Portraits of a Division

Here at ACPS, we know just how great our students and staff are and have decided to share that knowledge with our community. With our Portraits of a Division series, we aim to highlight students and staff on a frequent basis to show just how awesome our school community is. Below you will find the most recent portrait. For older portraits, see our archive at the bottom of the page.

Portrait of an ACPS Student: Alena Touve

[FADE IN]

EXT. RURAL SCENE - EVENING

We zoom out to see a group of teenagers hunched around a camera. The first group of teenagers is surrounded by another group of teenagers with more filming equipment. We realize they’re filming a scene within a scene.

The on-screen teenagers discuss what they’ve just “filmed” and agree to reset for another take. The actors take up their positions once more and a scream cuts through the air. 

“DIRECTOR”
(Frustrated, with a huff)

Cut! Reset! 

(to the ACTRESS who screamed) 

What was that?

"DIRECTOR" walks over to see what startled the ACTRESS, who now seems rooted to her mark, anticipating a snake or some kind of bug. What he finds, though, is a body. One of them has been killed.

[FADE OUT]

Alena Touve, a sophomore at Western Albemarle High School, loves film. She loves to do it all: write, direct, and act, after getting a taste of the production side of the industry in her debut as the main love interest in a 3-episode miniseries produced by a local amateur production company last year.

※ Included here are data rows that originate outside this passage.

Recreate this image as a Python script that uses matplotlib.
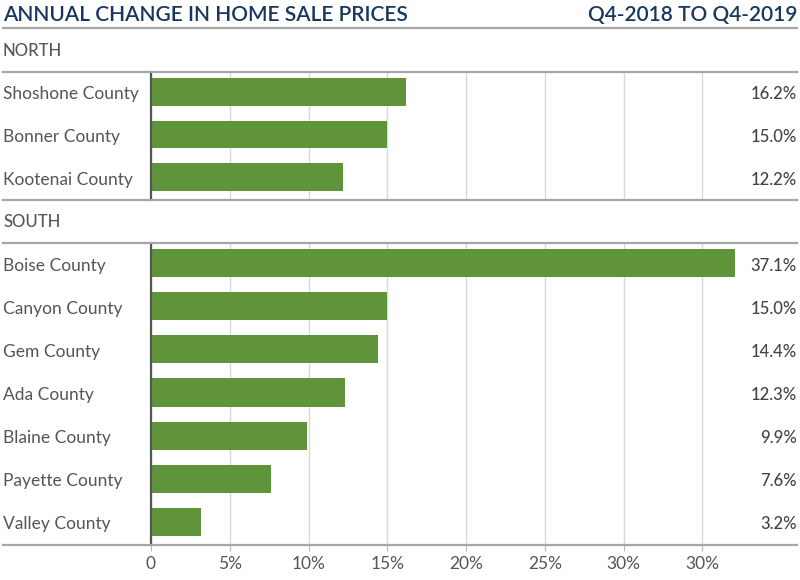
import matplotlib
matplotlib.use("Agg")
import matplotlib.pyplot as plt
from matplotlib.transforms import blended_transform_factory as btf, offset_copy
from matplotlib.lines import Line2D

title = "ANNUAL CHANGE IN HOME SALE PRICES"
period = "Q4-2018 TO Q4-2019"
north_names = ["Shoshone County", "Bonner County", "Kootenai County"]
north_vals = [16.2, 15.0, 12.2]
south_names = ["Boise County", "Canyon County", "Gem County", "Ada County",
               "Blaine County", "Payette County", "Valley County"]
south_vals = [37.1, 15.0, 14.4, 12.3, 9.9, 7.6, 3.2]
tick_vals = [0, 5, 10, 15, 20, 25, 30, 35]
tick_labels = ["0", "5%", "10%", "15%", "20%", "25%", "30%", "30%"]

W, H = 800, 580
fig = plt.figure(figsize=(W / 100, H / 100), dpi=100)
plt.rcParams['font.family'] = ['Lato', 'DejaVu Sans']

GREEN = "#5f943b"
NAVY = "#17375e"
GRAY_TXT = "#555555"
VAL_TXT = "#444444"

def fy(py):
    return 1 - py / H

def fx(px):
    return px / W

X0, X1 = 151, 797
XMAX = (X1 - X0) / 15.75

def make_axes(top, bottom, names, vals):
    ax = fig.add_axes([fx(X0), fy(bottom), fx(X1) - fx(X0), (bottom - top) / H])
    n = len(names)
    ypos = list(range(n))
    ax.barh(ypos, vals, height=0.65, color=GREEN, zorder=3)
    ax.set_ylim(n - 0.5 + 0.035, -0.5 + 0.035)
    ax.set_xlim(0, XMAX)
    ax.set_xticks(tick_vals)
    ax.grid(axis='x', color='#d9d9d9', linewidth=1, zorder=0)
    ax.set_yticks([])
    for s in ['top', 'right', 'bottom']:
        ax.spines[s].set_visible(False)
    ax.spines['left'].set_color('#555555')
    ax.spines['left'].set_linewidth(1.6)
    ax.spines['left'].set_zorder(4)
    tr = offset_copy(btf(fig.transFigure, ax.transData), fig=fig, x=0, y=-2.5,
                     units='dots')
    for i, (nm, v) in enumerate(zip(names, vals)):
        ax.text(fx(3), i, nm, transform=tr, ha='left', va='center',
                fontsize=12.5, color=GRAY_TXT, fontweight='normal')
        ax.text(fx(797), i, f"{v:.1f}%", transform=tr, ha='right', va='center',
                fontsize=12, color=VAL_TXT, fontweight='medium')
    ax.set_facecolor('none')
    return ax

axn = make_axes(72, 200, north_names, north_vals)
axn.tick_params(axis='x', length=0, labelbottom=False)
axs = make_axes(243, 545, south_names, south_vals)
axs.set_xticklabels(tick_labels)
axs.tick_params(axis='x', length=4, color='#bbbbbb', labelsize=12.5,
                labelcolor=GRAY_TXT, pad=4)

# separator lines
for py in [28, 72, 200, 243, 545]:
    fig.add_artist(Line2D([fx(3), fx(797)], [fy(py), fy(py)], color='#a6a6a6',
                          linewidth=1.6, zorder=5))

fig.text(fx(3), fy(15), title, ha='left', va='center', fontsize=15,
         color=NAVY, fontweight='semibold')
fig.text(fx(797), fy(15), period, ha='right', va='center', fontsize=15,
         color=NAVY, fontweight='semibold')
fig.text(fx(3), fy(51), "NORTH", ha='left', va='center', fontsize=12,
         color=GRAY_TXT, fontweight='medium')
fig.text(fx(3), fy(222), "SOUTH", ha='left', va='center', fontsize=12,
         color=GRAY_TXT, fontweight='medium')

fig.savefig("out.png", dpi=100)
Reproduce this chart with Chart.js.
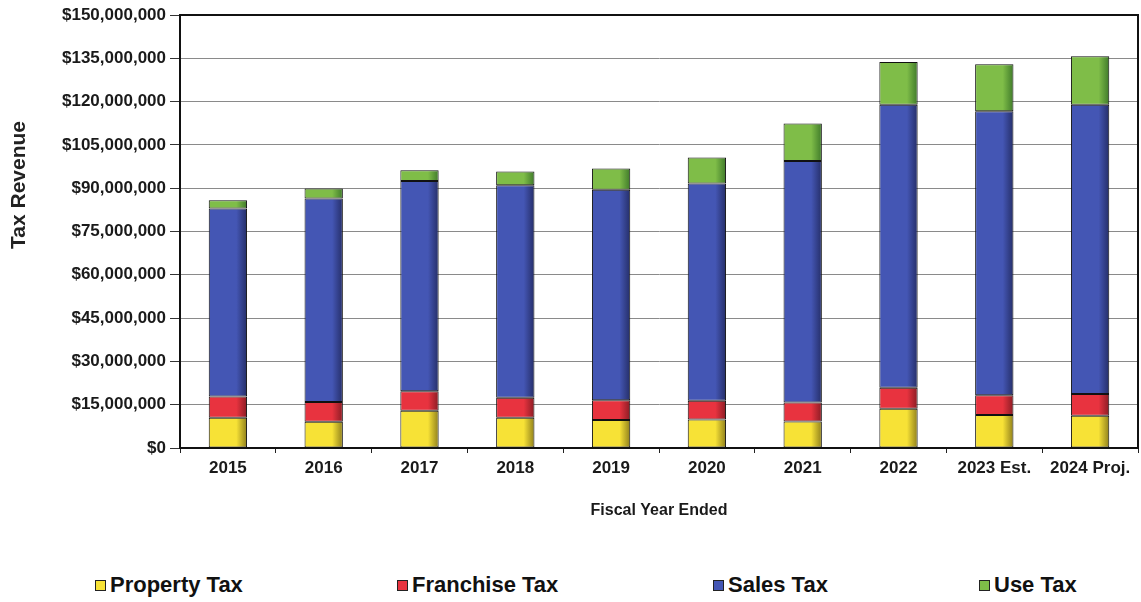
<!DOCTYPE html>
<html>
<head>
<meta charset="utf-8">
<script src="https://cdn.jsdelivr.net/npm/chart.js@4.4.1/dist/chart.umd.min.js"></script>
<style>
  body { margin: 0; background: #fff; }
  #wrap { position: relative; width: 1141px; height: 602px; }
  #chartBox { position: absolute; left: 0; top: 0; width: 1141px; height: 528px; }
  .legend-item {
    position: absolute; top: 572px; height: 26px; line-height: 26px;
    font: bold 22px "Liberation Sans", Arial, sans-serif; color: #111;
    display: flex; align-items: center; white-space: nowrap;
  }
  .legend-item i {
    display: inline-block; width: 11px; height: 11px; margin-right: 4px;
    border: 1px solid #222; box-sizing: border-box;
  }
</style>
</head>
<body>
<div id="wrap">
  <div id="chartBox"><canvas id="taxChart"></canvas></div>
</div>
<script>
  // data (dollars)
  const categories = ["2015", "2016", "2017", "2018", "2019", "2020", "2021", "2022", "2023 Est.", "2024 Proj."];
  const propertyTax = [10500000, 9100000, 12900000, 10500000, 9700000, 9900000, 9200000, 13600000, 11400000, 11200000];
  const franchiseTax = [7300000, 6800000, 6800000, 6900000, 6800000, 6500000, 6600000, 7300000, 6900000, 7500000];
  const salesTax = [65200000, 70500000, 72800000, 73600000, 73000000, 75200000, 83600000, 98000000, 98400000, 100200000];
  const useTax = [2800000, 3500000, 3700000, 4800000, 7300000, 9000000, 13000000, 14800000, 16200000, 16800000];
  const seriesNames = ["Property Tax", "Franchise Tax", "Sales Tax", "Use Tax"];
  const yMax = 150000000;
  const yStep = 15000000;

  const colors = [
    { base: "#f7e236", dark: "#8f7f1c" },
    { base: "#e8333f", dark: "#8a1c24" },
    { base: "#4456b4", dark: "#252e68" },
    { base: "#7fbd48", dark: "#3f7a2a" },
  ];
  const barPct = 0.4;

  // horizontal shading like the original bars
  function shade(i) {
    return (ctx) => {
      const chart = ctx.chart;
      const xs = chart.scales.x;
      if (!chart.chartArea || !xs || ctx.dataIndex === undefined) return colors[i].base;
      const cx = xs.getPixelForValue(ctx.dataIndex);
      const w = (xs.width / categories.length) * barPct;
      const g = chart.ctx.createLinearGradient(cx - w / 2, 0, cx + w / 2, 0);
      g.addColorStop(0, colors[i].base);
      g.addColorStop(0.72, colors[i].base);
      g.addColorStop(1, colors[i].dark);
      return g;
    };
  }

  const seriesData = [propertyTax, franchiseTax, salesTax, useTax];
  const datasets = seriesData.map((d, i) => ({
    label: seriesNames[i],
    data: d,
    backgroundColor: shade(i),
    borderColor: "#111",
    borderWidth: 1,
    borderSkipped: false,
    barPercentage: barPct,
    categoryPercentage: 1,
  }));

  const frame = {
    id: "frame",
    afterDraw(chart) {
      const { ctx, chartArea: a } = chart;
      ctx.save();
      ctx.strokeStyle = "#111";
      ctx.lineWidth = 2;
      ctx.strokeRect(a.left, a.top, a.right - a.left, a.bottom - a.top);
      // y axis title, sits above the middle in the original
      ctx.translate(19, 185);
      ctx.rotate(-Math.PI / 2);
      ctx.fillStyle = "#222";
      ctx.font = 'bold 21px "Liberation Sans", Arial, sans-serif';
      ctx.textAlign = "center";
      ctx.textBaseline = "middle";
      ctx.fillText("Tax Revenue", 0, 0);
      ctx.restore();
    },
  };

  Chart.defaults.font.family = '"Liberation Sans", Arial, sans-serif';
  Chart.defaults.color = "#1a1a1a";

  new Chart(document.getElementById("taxChart"), {
    type: "bar",
    data: { labels: categories, datasets: datasets },
    options: {
      responsive: true,
      maintainAspectRatio: false,
      animation: false,
      layout: { padding: { top: 15, right: 3, bottom: 0, left: 0 } },
      plugins: {
        legend: { display: false },
        tooltip: { enabled: false },
      },
      scales: {
        x: {
          stacked: true,
          afterFit: (s) => { s.height = 80; },
          grid: {
            offset: true,
            drawOnChartArea: false,
            color: "#222",
            tickColor: "#222",
            tickLength: 5,
          },
          border: { color: "#111", width: 2 },
          ticks: { font: { size: 17, weight: "bold" }, padding: 5, maxRotation: 0 },
          title: {
            display: true,
            text: "Fiscal Year Ended",
            font: { size: 16, weight: "bold" },
            padding: { top: 0, bottom: 8 },
          },
        },
        y: {
          stacked: true,
          min: 0,
          max: yMax,
          afterFit: (s) => { s.width = 180; },
          grid: { color: "#8a8a8a", tickColor: "#333", tickLength: 10, lineWidth: 1 },
          border: { color: "#111", width: 2 },
          ticks: {
            stepSize: yStep,
            padding: 4,
            font: { size: 17, weight: "bold" },
            callback: (v) => "$" + Number(v).toLocaleString("en-US"),
          },
        },
      },
    },
    plugins: [frame],
  });

  // legend row under the chart, spaced like the original
  const legendLeft = [95, 397, 713, 979];
  const wrap = document.getElementById("wrap");
  seriesNames.forEach((name, i) => {
    const item = document.createElement("div");
    item.className = "legend-item";
    item.style.left = legendLeft[i] + "px";
    const box = document.createElement("i");
    box.style.background = colors[i].base;
    item.appendChild(box);
    item.appendChild(document.createTextNode(name));
    wrap.appendChild(item);
  });
</script>
</body>
</html>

The plot of the miniseries follows a group of high school students who accidentally commit a murder while filming a movie, adding one more thing to their plate as they face graduation.

“It was so fun to do,” she said. “We got to film in some really cool places.”

Alena became interested in filming after finding her parents’ old camcorder from the ’90s — a big, clunky camera that they had to teach her how to load a VHS into.

“The film was really fun to work with and it gave this really vintage, grainy look to all of the footage I took,” she said. But unfortunately, the equipment didn’t last very long, she said. “The tapes just kind of started to disintegrate in my hands because they were so old.”

But she still digitized the footage and pieced it together using more modern programs. Then, when she got involved with the miniseries production, her interest in the industry really took off. She began writing her own shorts — little snippets of scenes here and there when she’s inspired by the small things around her.

“I love the ‘slice of life’ type films where nothing really happens but you get to see the little dramatic or funny things we all experience,” Alena said. 

And even though she’s only a sophomore, she’s already started looking at college film programs. She’s looked into some local programs, UVA, VCU, and the University of Richmond among them. However, Alena muses she’d love to attend the University of Chicago’s film program.

“Chicago is just such a cool city and I’d love to film there,” she said. Some of her favorite memories revolve around visiting family around the city and making the trip inside the skyline to see the sights.

But, in the meantime, she’s still focusing on her next two years at Western.

“I’m actually looking forward to AP Art History,” she said. “You get to just sit and learn about and look at art. I think it’s going to be a lot of fun.”